It's not about brand. If it's a web application, call it a web application. If it's a website, don't call it by a wrong name just to attract customers by a fancy terminology. If you're selling Cessna, don't tell it's a space shuttle. Also, "application" is not a wider term. Applications and websites are mutually exclusive.
It's more subtle than the difference between static and dynamic content. A website which just displays some content from a database and lets the users to submit a contact form is still a website, not a web application. If I can just submit a feedback, well, I wouldn't call it an application. It's rather a website with a feedback page. If the website contains news section which is generated dynamically, it's still a website, despite the dynamic property of its content.
A web application is much more complicated, and mixes input, dynamic content and is conceptually perceived by people as an application.
Compare a web application to a desktop application:
- GMail for example is a perfect example of a web app: you can easily imagine a desktop version of it.
- An e-commerce website is still comparable to an application: even if you get all the data from the web, you can still imagine using it as a piece of desktop software product.
- A website which just says a few words about how a company is great, and let you contact this company through a contact form is not suited for a desktop version: you'll just not be able to use it as an ordinary application.
Is there more discussion about apps than about websites?
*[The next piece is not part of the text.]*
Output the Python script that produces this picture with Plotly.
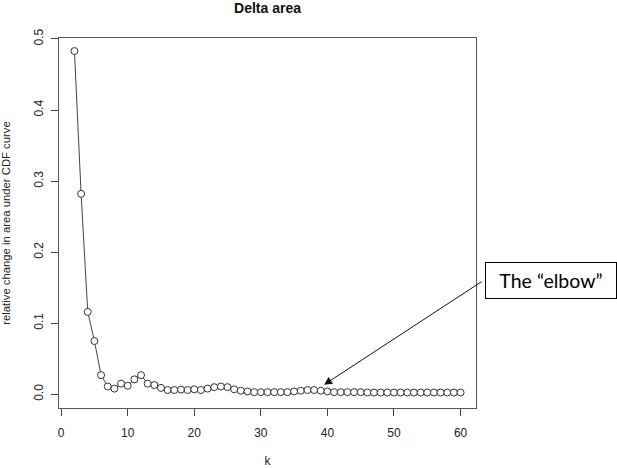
import plotly.graph_objects as go

k_values = list(range(2, 61))
delta_area = [
    0.483, 0.282, 0.116, 0.075, 0.027, 0.011, 0.008, 0.015, 0.012, 0.021,
    0.027, 0.015, 0.013, 0.009, 0.006, 0.006, 0.0066, 0.006, 0.007, 0.006,
    0.008, 0.010, 0.011, 0.010, 0.007, 0.005, 0.004, 0.003, 0.003, 0.003,
    0.003, 0.003, 0.003, 0.004, 0.005, 0.006, 0.006, 0.005, 0.004, 0.003,
    0.003, 0.003, 0.003, 0.003, 0.0025, 0.0025, 0.0025, 0.0025, 0.0025, 0.0025,
    0.0025, 0.0025, 0.0025, 0.0025, 0.0025, 0.0025, 0.0025, 0.0025, 0.0025,
]
x_ticks = [0, 10, 20, 30, 40, 50, 60]
y_ticks = [0.0, 0.1, 0.2, 0.3, 0.4, 0.5]
y_tick_labels = ["0.0", "0.1", "0.2", "0.3", "0.4", "0.5"]

W, H = 617, 468
L, R, T, B = 59, 141, 38, 60

fig = go.Figure()
fig.add_trace(go.Scatter(
    x=k_values, y=delta_area, mode="lines+markers",
    line=dict(color="#444444", width=1),
    marker=dict(symbol="circle", size=7, color="white",
                line=dict(color="#333333", width=1)),
    showlegend=False, hoverinfo="x+y",
))

font_main = "Liberation Sans, Arial, sans-serif"
fig.update_layout(
    width=W, height=H,
    margin=dict(l=L, r=R, t=T, b=B, pad=0, autoexpand=False),
    paper_bgcolor="white", plot_bgcolor="white",
    font=dict(family=font_main, size=12, color="#222222"),
    title=dict(text="<b>Delta area</b>", x=(L + (W - R)) / 2 / W, xanchor="center",
               y=1 - 8 / H, yanchor="middle",
               font=dict(family=font_main, size=14, color="#111111")),
    xaxis=dict(range=[-0.32, 62.32], tickvals=x_ticks, ticks="outside", ticklen=7,
               tickcolor="#444444", showgrid=False, zeroline=False, automargin=False,
               showline=True, linecolor="#555555", linewidth=1, mirror=True,
               tickfont=dict(size=12, color="#222222"), ticklabelstandoff=7,
               title=dict(text="k", font=dict(size=12, color="#222222"), standoff=27)),
    yaxis=dict(range=[-0.0193, 0.5014], tickvals=y_ticks, ticktext=y_tick_labels,
               ticks="outside", ticklen=7, tickcolor="#444444", tickangle=-90,
               showgrid=False, zeroline=False, automargin=False,
               showline=True, linecolor="#555555", linewidth=1, mirror=True,
               tickfont=dict(size=12, color="#222222"), ticklabelstandoff=3,
               title=dict(text="relative change in area under CDF curve",
                          font=dict(size=11.3, color="#222222"), standoff=22)),
)

# arrow pointing to the elbow
fig.add_annotation(
    x=39.5, y=0.0135, xref="x", yref="y", text="", showarrow=True,
    ax=159, ay=-104, axref="pixel", ayref="pixel",
    arrowhead=2, arrowsize=1.6, arrowwidth=1, arrowcolor="#111111",
)
# label box
fig.add_annotation(
    x=(551 - L) / (W - L - R), y=(H - B - 280.5) / (H - T - B),
    xref="paper", yref="paper", text="The \u201celbow\u201d", showarrow=False,
    font=dict(family="Lato, Noto Sans, sans-serif", size=19.5, color="#000000"),
    bordercolor="#000000", borderwidth=1, borderpad=2, bgcolor="white",
    width=126, height=31, xanchor="center", yanchor="middle",
)

fig.write_html("out.html", config={"displayModeBar": False},
               post_script="document.body.style.margin='0px';")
Well, yes. In 1995, it was difficult to imagine a complicated web application. AJAX was not very known. Connection was generally terribly slow, and the browsers - terribly creepy. The model was to sell software on material support: floppy drives, CDs.
Today, we mostly have a decent, and sometimes quick and unlimited bandwidth, high quality and hugely fast browsers with hardware acceleration, etc., which makes web applications most popular. The new model is to sell software over internet, sometimes as a service, i.e. as a web app.
The evolution of the internet and the technologies and the birth of the most successful web applications (GMail among others) made it more and more interesting and easy to develop them. At the same time, websites can be done with WYSIWYG editors by people with no technical background: extremely badly, as usual, but done.
That's why companies prefer talking about web apps, not websites: they show that they are up-to-date, that they are working on hard stuff, and all this marketing bla-bla. Now, if they are talking about a web application when actually they are requested to make a visual design and paste some static HTML and CSS on it, they are using, intentionally or by ignorance, the wrong terms.